As for gangs, the share of students ages 12 to 18 who said gangs were present at their school fell from 20.1% in 2001 to 10.7% in 2015, according to a report on school safety from the federal departments of Education and Justice. Black and Hispanic students, as well as students in urban schools, were most likely to report the presence of gangs at school, but even for those groups the shares reporting this fell sharply between 2001 and 2015, the most recent year for which data are available.
Four-in-ten teens say poverty is a major problem among their peers, according to the Center’s new report. In 2017, about 2.2 million 15- to 17-year-olds (17.6%) were living in households with incomes below the poverty level – up from 16.3% in 2009, but down from 18.9% in 2014, based on our analysis of Census data. Black teens were more than twice as likely as white teens to live in households below the poverty level (30.4% versus 14%); however, the share of white teens in below-poverty-level households had risen from 2009 (when it was 12.1%), while the share of black teens in below-poverty-level households was almost unchanged.

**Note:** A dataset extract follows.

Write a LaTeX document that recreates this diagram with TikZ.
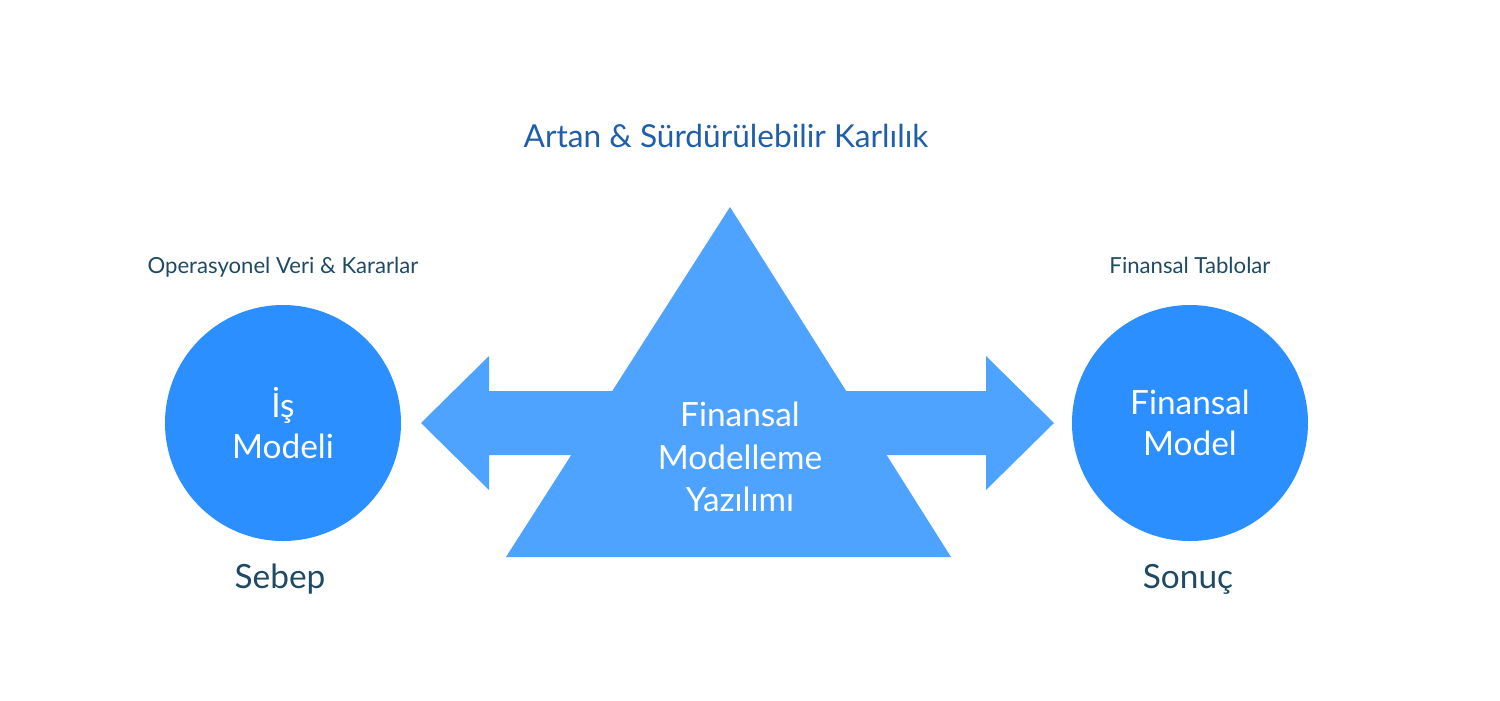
\documentclass[tikz,border=0pt]{standalone}
\usepackage{fontspec}
\setmainfont{Lato}
\usepackage{tikz}
\usetikzlibrary{positioning}
\definecolor{lightblau}{HTML}{4DA3FF}
\definecolor{deepblau}{HTML}{2B8FFF}
\definecolor{textteal}{HTML}{1E4A64}
\definecolor{titleblau}{HTML}{1F5FAA}
\tikzset{
  kreis/.style={circle, fill=deepblau, minimum size=2.36cm, inner sep=0pt, text=white, align=center, font=\fontsize{9.5}{11.5}\selectfont},
  ustlabel/.style={text=textteal, font=\fontsize{6.3}{7.5}\selectfont},
  altlabel/.style={text=textteal, font=\fontsize{9.5}{11}\selectfont}
}
\begin{document}
\begin{tikzpicture}
			\useasboundingbox (0,0) rectangle (15,7);
			% double arrow
			\fill [lightblau] (4.21,2.77) -- (4.89,3.44) -- (4.89,3.09) -- (9.86,3.09) -- (9.86,3.44)
			  -- (10.54,2.77) -- (9.86,2.10) -- (9.86,2.45) -- (4.89,2.45) -- (4.89,2.10) -- cycle;
			% triangle
			\fill [lightblau] (7.30,4.93) -- (9.51,1.43) -- (5.06,1.43) -- cycle;
			\node (soft) [text=white, align=center, font=\fontsize{9.5}{12}\selectfont] at (7.40,2.43) {Finansal\\Modelleme\\Yazılımı};
			\node (title) [text=titleblau, font=\fontsize{9}{11}\selectfont] at (7.26,5.64) {Artan \& Sürdürülebilir Karlılık};
			
			\node (is) [kreis] at (2.83,2.77) {İş\\Modeli};
			\node (fin) [kreis] at (11.90,2.77) {Finansal\\ Model};
			\node (opv) [ustlabel] at (2.83,4.33) {Operasyonel Veri \& Kararlar};
			\node (tab) [ustlabel] at (11.90,4.35) {Finansal Tablolar};
			\node (sebep) [altlabel] at (2.80,1.21) {Sebep};
			\node (sonuc) [altlabel] at (11.88,1.21) {Sonuç};
		\end{tikzpicture}
\end{document}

Far fewer U.S. teens are having to juggle adolescence and parenthood, as teen births continue their long-term decline. Among 15- to 19-year-olds, the overall birthrate has fallen by two-thirds since 1991 – from 61.8 live births per 1,000 women to 20.3 in 2016, according to the CDC. All racial and ethnic groups have witnessed teen-birthrate declines of varying degrees: Among non-Hispanic blacks, for example, the rate fell from 118.2 live births per 1,000 in 1991 to 29.3 in 2016.